AIM: Go through the data below and copy it exactly, skipping every picture.
>>>>
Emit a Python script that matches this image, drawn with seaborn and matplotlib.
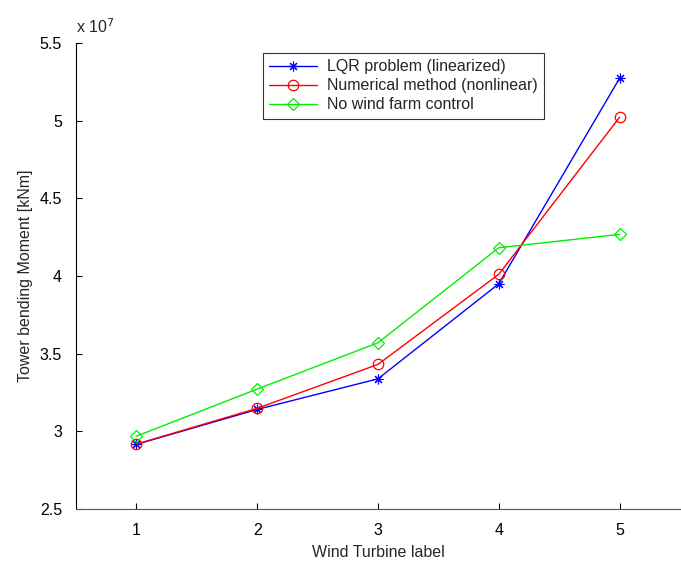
import matplotlib
matplotlib.use("Agg")
import matplotlib.pyplot as plt
import seaborn as sns
import pandas as pd

turbines = [1, 2, 3, 4, 5]
lqr = [2.916, 3.141, 3.338, 3.950, 5.273]
numerical = [2.918, 3.148, 3.431, 4.011, 5.022]
no_control = [2.969, 3.272, 3.570, 4.182, 4.268]
series_names = ["LQR problem (linearized)", "Numerical method (nonlinear)", "No wind farm control"]
y_ticks = [2.5, 3, 3.5, 4, 4.5, 5, 5.5]

sns.set_theme(style="white")
plt.rcParams['font.family'] = ['Liberation Sans', 'DejaVu Sans']
FS = 11.5

fig = plt.figure(figsize=(6.81, 5.63), dpi=100)
ax = fig.add_axes([76/681, 1-509/563, (680-76)/681, (509-43)/563])

styles = [
    (lqr, "#0000ff", (8, 2, 0), 7, 0.8),
    (numerical, "#ff0000", "o", 7.5, 0.9),
    (no_control, "#00ee00", "D", 6, 0.9),
]
for (vals, col, mk, ms, mew), name in zip(styles, series_names):
    df = pd.DataFrame({"turbine": turbines, "value": vals})
    sns.lineplot(data=df, x="turbine", y="value", ax=ax, color=col, marker=mk,
                 markersize=ms, markerfacecolor="none", markeredgecolor=col,
                 markeredgewidth=mew, linewidth=1.0, label=name)

ax.set_xlim(0.5, 5.5)
ax.set_ylim(2.5, 5.5)
ax.set_xticks(turbines)
ax.set_yticks(y_ticks)
ax.set_yticklabels([f"{t:g}" for t in y_ticks])
ax.tick_params(axis="x", direction="in", length=4, width=0.8, labelsize=FS, colors="black",
               bottom=True, pad=10)
ax.tick_params(axis="y", direction="in", length=4, width=0.8, labelsize=FS, colors="black",
               left=True, pad=10)
for s in ["top", "right"]:
    ax.spines[s].set_visible(False)
ax.spines["left"].set_color("black")
ax.spines["bottom"].set_color("#555555")
ax.spines["left"].set_linewidth(0.8)
ax.spines["bottom"].set_linewidth(0.8)

ax.set_xlabel("Wind Turbine label", fontsize=FS, labelpad=5)
ax.set_ylabel("Tower bending Moment [kNm]", fontsize=FS, labelpad=5)
ax.text(0.0, 1.015, r"x 10$^{7}$", transform=ax.transAxes, fontsize=FS, ha="left", va="bottom")

leg = ax.legend(loc="upper left", bbox_to_anchor=((263-76)/604, 1-(53-43)/466),
                frameon=True, fancybox=False, fontsize=FS, handlelength=3.0,
                borderpad=0.4, labelspacing=0.25, handletextpad=0.6, borderaxespad=0)
leg.get_frame().set_edgecolor("black")
leg.get_frame().set_linewidth(0.8)

fig.savefig("out.png", dpi=100)
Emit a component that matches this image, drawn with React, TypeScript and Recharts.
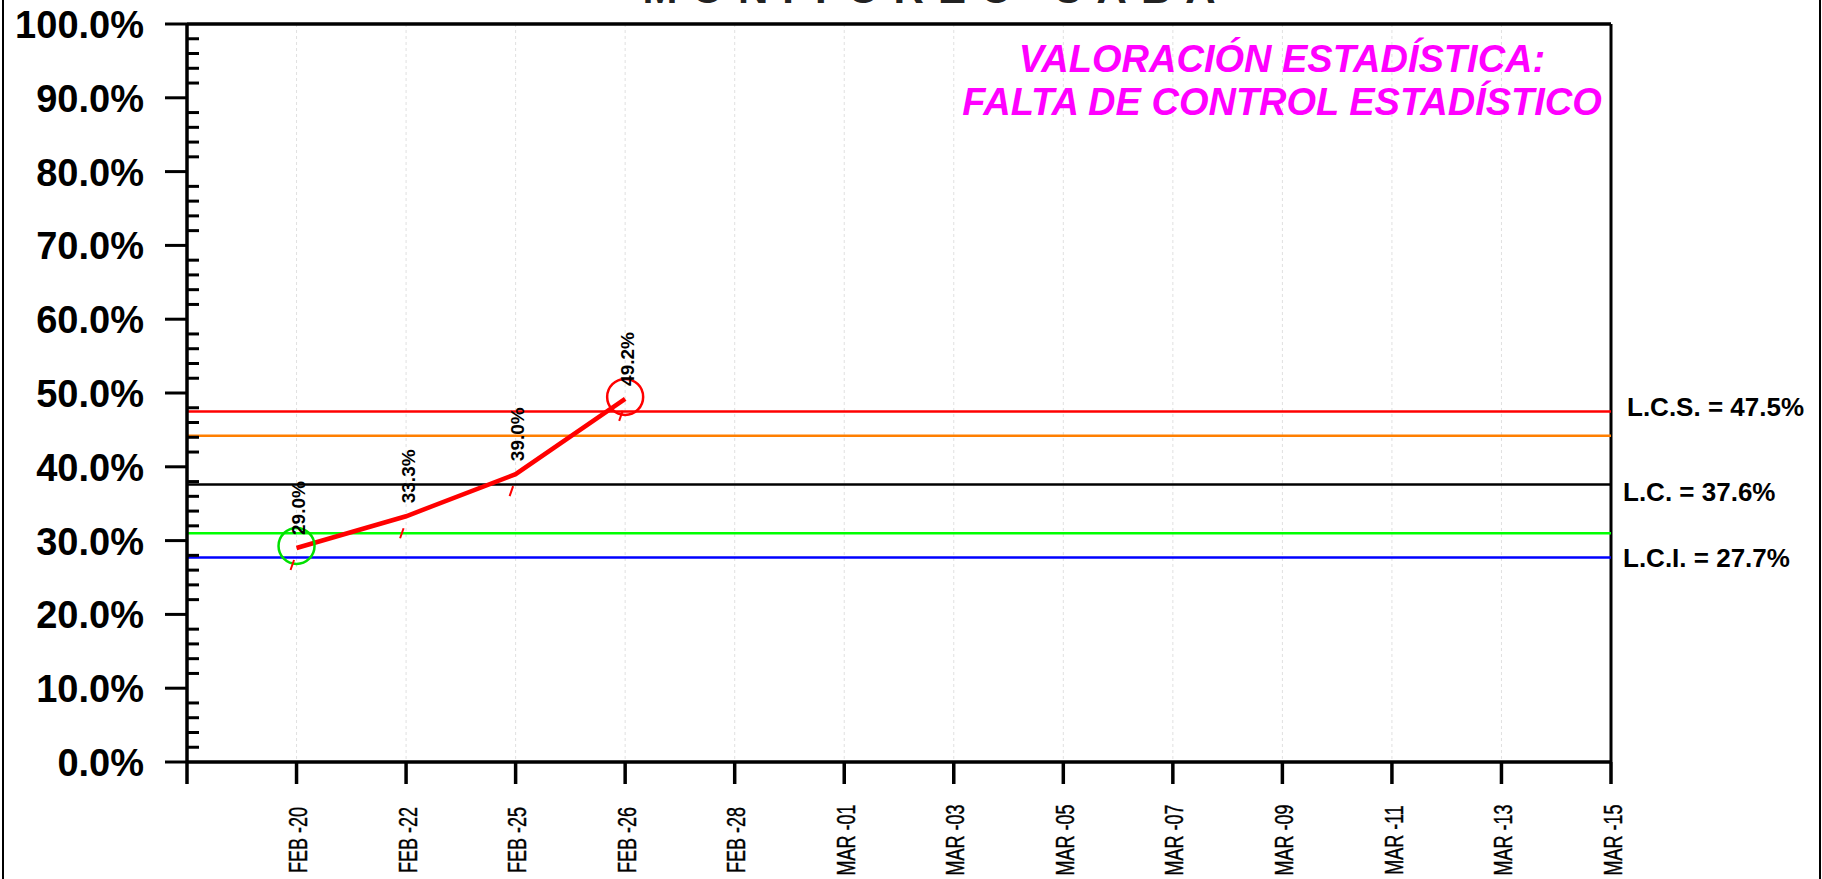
<<<<
PROBLEM SOLUTION:
Emit a Python script that matches this image, drawn with seaborn and matplotlib.
import matplotlib
matplotlib.use("Agg")
import matplotlib.pyplot as plt
import seaborn as sns
import pandas as pd

turbines = [1, 2, 3, 4, 5]
lqr = [2.916, 3.141, 3.338, 3.950, 5.273]
numerical = [2.918, 3.148, 3.431, 4.011, 5.022]
no_control = [2.969, 3.272, 3.570, 4.182, 4.268]
series_names = ["LQR problem (linearized)", "Numerical method (nonlinear)", "No wind farm control"]
y_ticks = [2.5, 3, 3.5, 4, 4.5, 5, 5.5]

sns.set_theme(style="white")
plt.rcParams['font.family'] = ['Liberation Sans', 'DejaVu Sans']
FS = 11.5

fig = plt.figure(figsize=(6.81, 5.63), dpi=100)
ax = fig.add_axes([76/681, 1-509/563, (680-76)/681, (509-43)/563])

styles = [
    (lqr, "#0000ff", (8, 2, 0), 7, 0.8),
    (numerical, "#ff0000", "o", 7.5, 0.9),
    (no_control, "#00ee00", "D", 6, 0.9),
]
for (vals, col, mk, ms, mew), name in zip(styles, series_names):
    df = pd.DataFrame({"turbine": turbines, "value": vals})
    sns.lineplot(data=df, x="turbine", y="value", ax=ax, color=col, marker=mk,
                 markersize=ms, markerfacecolor="none", markeredgecolor=col,
                 markeredgewidth=mew, linewidth=1.0, label=name)

ax.set_xlim(0.5, 5.5)
ax.set_ylim(2.5, 5.5)
ax.set_xticks(turbines)
ax.set_yticks(y_ticks)
ax.set_yticklabels([f"{t:g}" for t in y_ticks])
ax.tick_params(axis="x", direction="in", length=4, width=0.8, labelsize=FS, colors="black",
               bottom=True, pad=10)
ax.tick_params(axis="y", direction="in", length=4, width=0.8, labelsize=FS, colors="black",
               left=True, pad=10)
for s in ["top", "right"]:
    ax.spines[s].set_visible(False)
ax.spines["left"].set_color("black")
ax.spines["bottom"].set_color("#555555")
ax.spines["left"].set_linewidth(0.8)
ax.spines["bottom"].set_linewidth(0.8)

ax.set_xlabel("Wind Turbine label", fontsize=FS, labelpad=5)
ax.set_ylabel("Tower bending Moment [kNm]", fontsize=FS, labelpad=5)
ax.text(0.0, 1.015, r"x 10$^{7}$", transform=ax.transAxes, fontsize=FS, ha="left", va="bottom")

leg = ax.legend(loc="upper left", bbox_to_anchor=((263-76)/604, 1-(53-43)/466),
                frameon=True, fancybox=False, fontsize=FS, handlelength=3.0,
                borderpad=0.4, labelspacing=0.25, handletextpad=0.6, borderaxespad=0)
leg.get_frame().set_edgecolor("black")
leg.get_frame().set_linewidth(0.8)

fig.savefig("out.png", dpi=100)
Emit a component that matches this image, drawn with React, TypeScript and Recharts.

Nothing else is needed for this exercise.